“I wonder what you gotta do to get thrown off this police force.”
“Keep on with some of your shit, you just might find out.”
It’s difficult to write about The Wire, especially the first season, because my process normally involves untangling my emotional reaction, and when it comes to this show I find myself wanting to talk about not just my initial reaction to the series, or even my reaction on rewatch, but the way my memories of the first season changed as I got further into the show. The Wire is universally considered the greatest television show ever (and considered around here as definitely, like, top five), and part of that comes from the way it’s perceived as blowing up the police procedural genre, but that doesn’t fully capture why the affect of the series. The action is brutally realistic, showing the systems and step-by-step processes of both police work and drug dealing, but to my eye it doesn’t so much blow up the mythology of the police procedural as it expands it.
At the centre of the show, we have Detective James “Jimmy” McNulty, about as archetypal a police procedural protagonist as you can get, he who Gets Results You Stupid Chief, and what makes him unique in terms of genre is that he captures the spirit of Dirty Harry without breaching real world plausibility (he has a reasonable understanding of the considerable amount of paperwork). In terms of archetypes, McNulty can be seen as a combination of Moral Crusader and Competent Professional, someone who wants the right thing to get done, and knows how to do it through his job. And the first way the show expands the police procedural is to double him in D’Angelo “D” Barksdale, a mid-level drug dealer in the Barksdale empire. Normally, someone in D’Angelo’s position would just be ‘the drug dealer’, but the show gives him his humanity by giving him just as much archetypal power as McNulty; D’Angelo is smart and he is moral, he’s just working in a different system to the detective, with different rules and different stakes.
From there, people on all different levels are imbued with some archetypal power. Avon Barksdale, head of the empire, is the most obvious, the Noble King who uses his status to create and improve his community – it’s clearest with the basketball game he presides over, but my favourite moment is him giving the nod to Wallace for his role in capturing a stick-up man who targeted his dealers. He’s too high up to talk to Wallace directly, but he’s willing to acknowledge the boy’s existence to encourage him and others like him. You also have Omar Little, stick-up artist who is a literal Robin Hood, robbing drug dealers and giving his spoils to the poor and homeless (I also like the idea that he’s another version of McNulty whose loyalty isn’t to a particular institution, but to the very concept of an institution – the Game). Within the police force itself are a few classic archetypes, as well as further doubling of McNulty – like Lester Freamon, an older version of McNulty who went through all this shit thirteen years and four months ago, and learned from the experience.

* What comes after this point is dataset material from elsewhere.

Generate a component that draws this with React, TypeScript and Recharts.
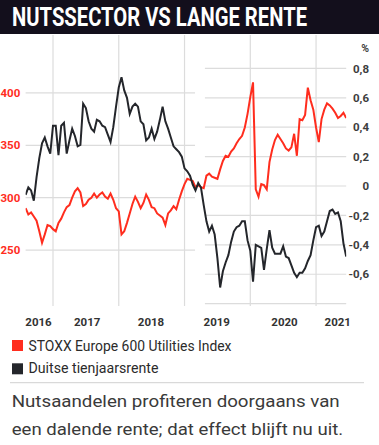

These archetypes are deployed in a complex, but ultimately straightforward dramatic structure. It’s about ten times more complex than The Shield, but the basic idea is the same, decisions at each level bouncing off each other as things roll out, though it’s difficult to see, especially on first watch when an action is thrown at you before the motivation behind it is explained, but it’s there and creates a power and drive that’s less visible in the show as it goes on and picks up characters – there are still cases of small actions having massive unexpected consequences, but there are no more situations like when Greggs gets shot, which happen because of the decisions of everyone on every level, and come back on everyone immediately.
The overall effect is an emotional explanation for how systems like these manage to function next to the technical one – it isn’t just that these systems can make us rich and powerful, it’s that they can fashion us into icons and myths that have existed for thousands of years. This first season doesn’t demolish the police procedural myth, it uses parts from it to create a new myth, the myth of the Game, of Kings leading Soldiers in a vast network of battles. This is the groundwork for the rest of the show, pulling apart the very myth it creates for us.